これらをなんとか要約すると「願望を押し付けることなく、完全に理解するために追い求め、問い直すことができる関係性」といったところだろうか。

なぜ「本物なんてほしくなかった」のか?

原作によれば、上に引用した由比ヶ浜の独白の手前に次のような言葉がある。

彼女の気持ちを聞くのはずるいことだ。
自分の気持ちを言うのはずるいことだ。
でも、彼の気持ちを知るのが怖いから。
彼女のせいにしているのが一番ずるい。

『やはり俺の青春ラブコメはまちがっている。』12巻、P99

抽象的なので原作を参考に補完して下記に提示する。

(比企谷を好きなのかどうかを雪ノ下に直接聞いてしまったら、きっと雪ノ下は否定して自らの気持ちを押し殺すに違いないから)彼女の気持ちを聞くのはずるいことだ。

(由比ヶ浜は、雪ノ下が比企谷を好きなことに感づいているので)自分の気持ちを言うのは(抜け駆けになるから)ずるいことだ。

でも、彼の気持ちを知るのが怖い(=振られるかもしれない)から。

彼女のせいにして(=雪ノ下が比企谷を好きだと仮定して or 雪ノ下に主体性がないことを利用して)いるのが一番ずるい(=由比ヶ浜は比企谷に気持ちを伝えないまま、雪ノ下だけを撤退させようとしているからずるい(2期13話))。

人の数だけ考察があると思われるが、私はこのように解釈した。できるだけ正確に記述したかったので、カッコががちゃがちゃになり読みづらくて申し訳ない。

比企谷の言う「本物」とは「追い求めて問い直すこと」のような意味だった。しかし、由比ヶ浜は「追い求めて問い直す」ことを全くしていないことがわかる。なぜなら、雪ノ下に問えば抜け駆けになってしまい友情が壊れる恐れがあるし、比企谷に問えば振られて恋が終わりになるかもしれないからだ。

由比ヶ浜はおそらく、比企谷に「告られる」ことを望んでいる(2期第2話の竹林で「告られるなら」と言っていた)。

比企谷に告られれば、それは比企谷の選択なのでノーリスクで交際を始めることができるし、雪ノ下もそれを受け入れるに違いなく、友情を維持できそうだからである。何も失わなくて済み、自分の欲しいものが全て手に入る。

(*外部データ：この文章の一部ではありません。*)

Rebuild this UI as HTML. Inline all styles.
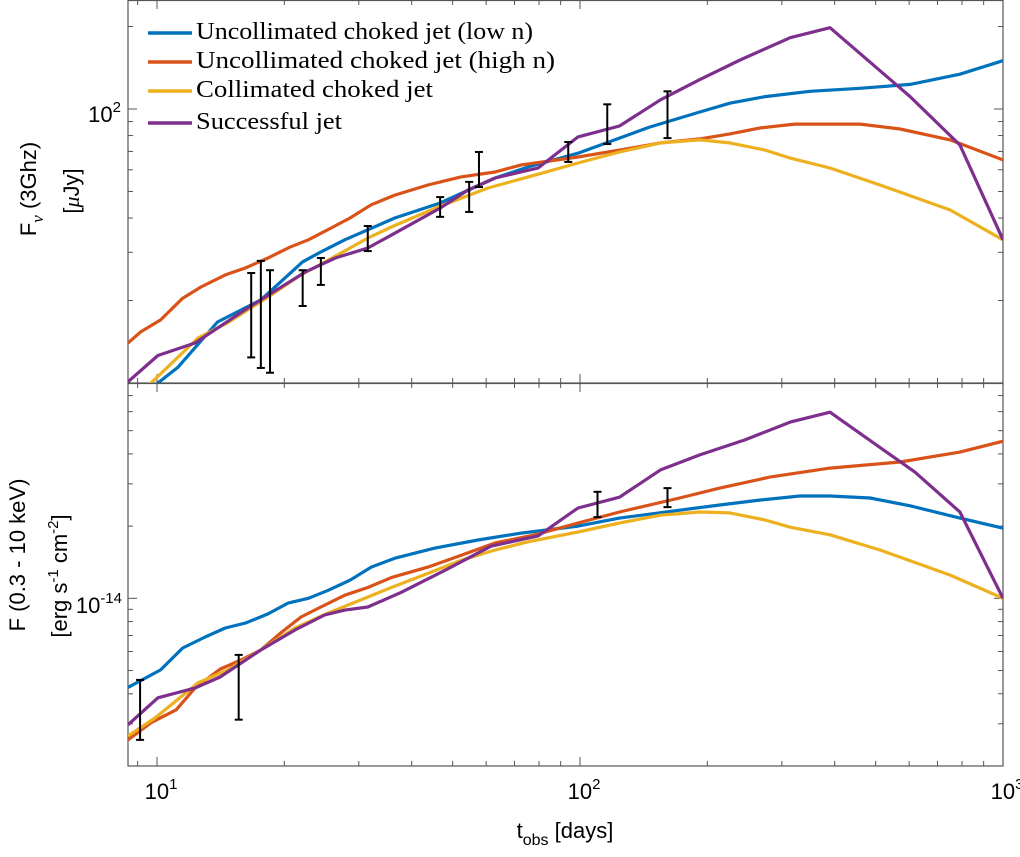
<!DOCTYPE html>
<html><head><meta charset="utf-8"><style>
body{margin:0;background:#fff;}
svg{display:block;font-family:"Liberation Sans",sans-serif;}
</style></head><body>
<svg id="chart" width="1020" height="857" viewBox="0 0 1020 857" xmlns="http://www.w3.org/2000/svg">
<g id="topPanel"></g>
<g id="botPanel"></g>
<g id="legend"></g>
<text transform="translate(36,189) rotate(-90)" text-anchor="middle" font-size="22">F<tspan dy="7" font-size="17" font-family="Liberation Serif" font-style="italic">ν</tspan><tspan dy="-7"> (3Ghz)</tspan></text>
<text transform="translate(79,191) rotate(-90)" text-anchor="middle" font-size="22">[<tspan font-family="Liberation Serif" font-style="italic">μ</tspan>Jy]</text>
<text transform="translate(25,555) rotate(-90)" text-anchor="middle" font-size="22">F (0.3 - 10 keV)</text>
<text transform="translate(67,576) rotate(-90)" text-anchor="middle" font-size="22">[erg s<tspan dy="-9" font-size="15">-1</tspan><tspan dy="9"> cm</tspan><tspan dy="-9" font-size="15">-2</tspan><tspan dy="9">]</tspan></text>
<text x="565" y="838" text-anchor="middle" font-size="22">t<tspan dy="7" font-size="16">obs</tspan><tspan dy="-7"> [days]</tspan></text>
</svg>
<script>
const blueTopT=[8.0,10.05,11.2,13.9,17.6,22.1,24.4,27.8,36.5,46.7,63.0,75.4,98.9,146,192,226,274,350,459,603,791,1000];
const blueTopF=[7.5,10.0,11.4,16.7,20.1,27.7,30.1,33.3,40.0,45.4,56.0,61.4,69.0,85.9,97.5,105,111,116,119,123,134,150];
const orangeTopT=[8.54,9.17,10.2,11.5,12.7,14.5,16.2,18.3,20.6,22.8,25.8,28.6,32.1,36.5,43.7,52.3,63.0,72.6,98.9,124,155,192,226,267,322,459,571,750,1000];
const orangeTopF=[14.0,15.4,17.0,20.4,22.4,24.8,26.3,28.6,31.3,33.3,36.8,40.0,44.7,48.5,52.8,56.5,58.9,62.5,66.8,70.8,75.2,77.8,81.1,85.3,88.1,88.1,84.5,77.1,65.2];
const yellowTopT=[8.0,9.68,12.5,14.7,18.3,21.9,25.4,31.5,35.8,46.2,60.6,78.3,98.9,124,155,192,226,274,314,390,512,750,1000];
const yellowTopF=[8.0,10.0,14.6,16.6,20.6,24.8,28.1,33.8,37.1,43.9,51.5,57.4,63.5,69.7,75.2,77.1,75.2,70.8,66.2,60.9,52.8,42.8,33.3];
const purpleTopT=[8.54,10.05,12.3,16.4,18.3,22.4,26.4,31.5,36.5,46.7,54.3,63.0,79.6,98.9,124,155,192,239,314,390,603,791,1000];
const purpleTopF=[10.1,12.6,14.0,18.8,20.9,25.4,28.6,31.1,35.2,43.5,50.6,56.0,60.9,79.1,86.7,108,128,151,182,198,111,73.9,33.3];
const radioObsT=[16.7,17.6,18.5,22.1,24.4,31.5,46.7,54.7,57.7,93.8,116,161];
const radioObsLo=[12.4,11.35,10.9,19.1,22.8,30.3,40.4,42.1,51.9,64.1,74.5,78.3];
const radioObsHi=[25.2,27.9,25.8,25.8,28.6,37.4,47.7,54.2,69.7,75.8,104,116];

const blueBotT=[8.54,10.2,11.5,13.0,14.5,16.2,18.3,20.4,22.8,25.4,28.6,32.1,36.5,45.4,57.4,72.6,98.9,124,172,214,267,331,390,485,603,791,1000];
const blueBotF=[4.25e-15,5.03e-15,6.21e-15,6.90e-15,7.52e-15,7.89e-15,8.61e-15,9.55e-15,1.0e-14,1.08e-14,1.19e-14,1.35e-14,1.47e-14,1.62e-14,1.75e-14,1.87e-14,2.0e-14,2.16e-14,2.33e-14,2.45e-14,2.57e-14,2.67e-14,2.67e-14,2.62e-14,2.43e-14,2.16e-14,1.96e-14];
const orangeBotT=[8.54,9.68,11.1,12.3,14.1,15.8,17.6,19.6,21.9,24.4,27.8,31.5,35.8,43.7,52.3,63.0,78.3,98.9,124,172,214,281,390,571,791,1000];
const orangeBotF=[2.57e-15,3.03e-15,3.43e-15,4.23e-15,5.07e-15,5.53e-15,6.09e-15,7.17e-15,8.36e-15,9.20e-15,1.03e-14,1.11e-14,1.22e-14,1.35e-14,1.51e-14,1.70e-14,1.84e-14,2.06e-14,2.29e-14,2.62e-14,2.88e-14,3.20e-14,3.49e-14,3.70e-14,4.07e-14,4.52e-14];
const yellowBotT=[8.54,9.89,12.5,14.7,17.6,21.2,25.4,30.3,35.8,43.7,52.3,63.0,75.4,98.9,124,155,192,226,274,314,390,512,750,1000];
const yellowBotF=[2.67e-15,3.17e-15,4.44e-15,5.03e-15,6.09e-15,7.52e-15,8.69e-15,9.84e-15,1.11e-14,1.27e-14,1.44e-14,1.59e-14,1.72e-14,1.89e-14,2.06e-14,2.22e-14,2.29e-14,2.27e-14,2.12e-14,1.98e-14,1.84e-14,1.59e-14,1.25e-14,1.0e-14];
const purpleBotT=[8.54,10.05,12.3,14.1,17.6,21.2,24.9,27.8,31.5,37.8,48.0,61.6,79.6,98.9,124,155,192,245,314,390,619,791,1000];
const purpleBotF=[2.97e-15,3.85e-15,4.23e-15,4.70e-15,6.09e-15,7.38e-15,8.52e-15,8.93e-15,9.20e-15,1.06e-14,1.31e-14,1.65e-14,1.82e-14,2.38e-14,2.64e-14,3.43e-14,3.96e-14,4.57e-14,5.43e-14,5.97e-14,3.36e-14,2.29e-14,1.0e-14];
const xrayObsT=[9.12,15.6,110,161];
const xrayObsLo=[2.57e-15,3.12e-15,2.18e-14,2.40e-14];
const xrayObsHi=[4.57e-15,5.81e-15,2.78e-14,2.88e-14];

const seriesNames=["Uncollimated choked jet (low n)","Uncollimated choked jet (high n)","Collimated choked jet","Successful jet"];
const colors=["#0072BD","#D95319","#EDB120","#7E2F8E"];
const xTickLabels=["1","2","3"];

const NS="http://www.w3.org/2000/svg";
const X0=128,X1=1003;
const xLogMin=Math.log10(8.54),xLogMax=3;
function sx(t){return X0+(Math.log10(t)-xLogMin)/(xLogMax-xLogMin)*(X1-X0);}
const topY0=0,topY1=383,topMin=1,topMax=2.3978;
function syTop(v){return topY1-(Math.log10(v)-topMin)/(topMax-topMin)*(topY1-topY0);}
const botY0=383,botY1=766,botMin=Math.log10(2e-15),botMax=Math.log10(7.9e-14);
function syBot(v){return botY1-(Math.log10(v)-botMin)/(botMax-botMin)*(botY1-botY0);}

function mk(tag,attrs,parent){const e=document.createElementNS(NS,tag);for(const k in attrs)e.setAttribute(k,attrs[k]);parent.appendChild(e);return e;}

function panel(g,y0,y1,sy,yTickVals,clipId){
  const defs=mk('defs',{},g);
  const cp=mk('clipPath',{id:clipId},defs);
  mk('rect',{x:X0,y:y0,width:X1-X0,height:y1-y0},cp);
  const ticksG=mk('g',{},g);
  
  
  for(let e=0;e<=3;e++)for(let m=1;m<10;m++){const v=m*Math.pow(10,e);if(v<8.54||v>1000)continue;const x=sx(v);const L=(m===1)?9:5;
    mk('line',{x1:x,y1:y1,x2:x,y2:y1-L,stroke:'#555','stroke-width':1},ticksG);
    mk('line',{x1:x,y1:y0,x2:x,y2:y0+L,stroke:'#555','stroke-width':1},ticksG);}
  yTickVals.forEach(([v,maj])=>{const y=sy(v);const L=maj?9:5;
    mk('line',{x1:X0,y1:y,x2:X0+L,y2:y,stroke:'#555','stroke-width':1},ticksG);
    mk('line',{x1:X1,y1:y,x2:X1-L,y2:y,stroke:'#555','stroke-width':1},ticksG);});
  const frame=mk('rect',{x:X0,y:y0+0.5,width:X1-X0,height:y1-y0-0.5,fill:'none',stroke:'#555','stroke-width':1.2},g);
  
  
}
const topPanel=document.getElementById('topPanel'),botPanel=document.getElementById('botPanel');
const topTicks=[];for(let m=1;m<10;m++)topTicks.push([m*10,m===1]);topTicks.push([100,true]);topTicks.push([200,false]);
panel(topPanel,topY0,topY1,syTop,topTicks,'cTop');
const botTicks=[];for(let m=2;m<10;m++)botTicks.push([m*1e-15,false]);botTicks.push([1e-14,true]);for(let m=2;m<8;m++)botTicks.push([m*1e-14,false]);
panel(botPanel,botY0,botY1,syBot,botTicks,'cBot');

function line(g,T,F,sy,color,name,clip){
  const pts=T.map((t,i)=>sx(t).toFixed(1)+','+sy(F[i]).toFixed(1)).join(' ');
  const p=mk('polyline',{points:pts,fill:'none',stroke:color,'stroke-width':3.2,'stroke-linejoin':'round','clip-path':'url(#'+clip+')'},g);
  
  
}
function errs(g,T,Lo,Hi,sy,name){
  T.forEach((t,i)=>{const x=sx(t),a=sy(Hi[i]),b=sy(Lo[i]);
    const eg=mk('g',{stroke:'#000','stroke-width':2},g);
    
    
    mk('line',{x1:x,y1:a,x2:x,y2:b},eg);
    mk('line',{x1:x-4,y1:a,x2:x+4,y2:a},eg);
    mk('line',{x1:x-4,y1:b,x2:x+4,y2:b},eg);});
}
line(topPanel,blueTopT,blueTopF,syTop,colors[0],'radio-low-n-line','cTop');
line(topPanel,orangeTopT,orangeTopF,syTop,colors[1],'radio-high-n-line','cTop');
line(topPanel,yellowTopT,yellowTopF,syTop,colors[2],'radio-collimated-line','cTop');
line(topPanel,purpleTopT,purpleTopF,syTop,colors[3],'radio-successful-jet-line','cTop');
errs(topPanel,radioObsT,radioObsLo,radioObsHi,syTop,'radio-error-bar');
line(botPanel,blueBotT,blueBotF,syBot,colors[0],'xray-low-n-line','cBot');
line(botPanel,orangeBotT,orangeBotF,syBot,colors[1],'xray-high-n-line','cBot');
line(botPanel,yellowBotT,yellowBotF,syBot,colors[2],'xray-collimated-line','cBot');
line(botPanel,purpleBotT,purpleBotF,syBot,colors[3],'xray-successful-jet-line','cBot');
errs(botPanel,xrayObsT,xrayObsLo,xrayObsHi,syBot,'xray-error-bar');

const svgEl=document.getElementById('chart');
function lab(x,y,base,exp,name,anchor){
  const t=mk('text',{x:x,y:y,'font-size':22,'text-anchor':anchor||'middle'},svgEl);
  
  
  t.appendChild(document.createTextNode(base));
  const s=mk('tspan',{dy:-10,'font-size':15},t);s.textContent=exp;
}
xTickLabels.forEach((e,i)=>lab(sx(Math.pow(10,i+1))+4,799,"10",e,'x-tick-label'));
lab(121,122,"10","2",'radio-y-tick-label','end');
lab(122,613,"10","-14",'xray-y-tick-label','end');

const lg=document.getElementById('legend');
const legY=[33,62,91,123];
const legW=[337,359,237,146];
seriesNames.forEach((n,i)=>{
  const e=mk('g',{},lg);
  
  
  mk('line',{x1:148,y1:legY[i],x2:192,y2:legY[i],stroke:colors[i],'stroke-width':3.5},e);
  const t=mk('text',{x:196,y:legY[i]+6,'font-size':24,'font-family':'"Liberation Serif",serif',textLength:legW[i],lengthAdjust:'spacingAndGlyphs'},e);
  t.textContent=n;
});
</script>
</body></html>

しかし、それは「本物=追い求めて問い直す」とは真逆の態度だ。だから「本物なんてほしくなかった」と言っている。

由比ヶ浜「あたしはそこへ行きたいんだって」

最初の引用文中の「そこへ行きたい」とはどういう意味だろうか。文脈としては「そこに行きたいから、本物なんてほしくなかった(=追い求めて問い直すことなんてしたくなかった)」ということになる。

おそらく由比ヶ浜は、比企谷と雪ノ下の関係の中に「本物」があると見ているようである。「そこへ行きたい」を「雪ノ下の立場になりたい」という意味と解釈するなら、「本物なんてほしくなかった」は「比企谷の依頼が『本物が欲しい』じゃなければよかった」ということになるだろう。

比企谷が「本物」を欲しがっている以上、由比ヶ浜は「そこ」へは行けない。もちろん、「本物」を欲しがらない比企谷はもはや比企谷ではないので、由比ヶ浜にとっては現状、どうしても不可抗力の負け戦ということになってしまうのだった。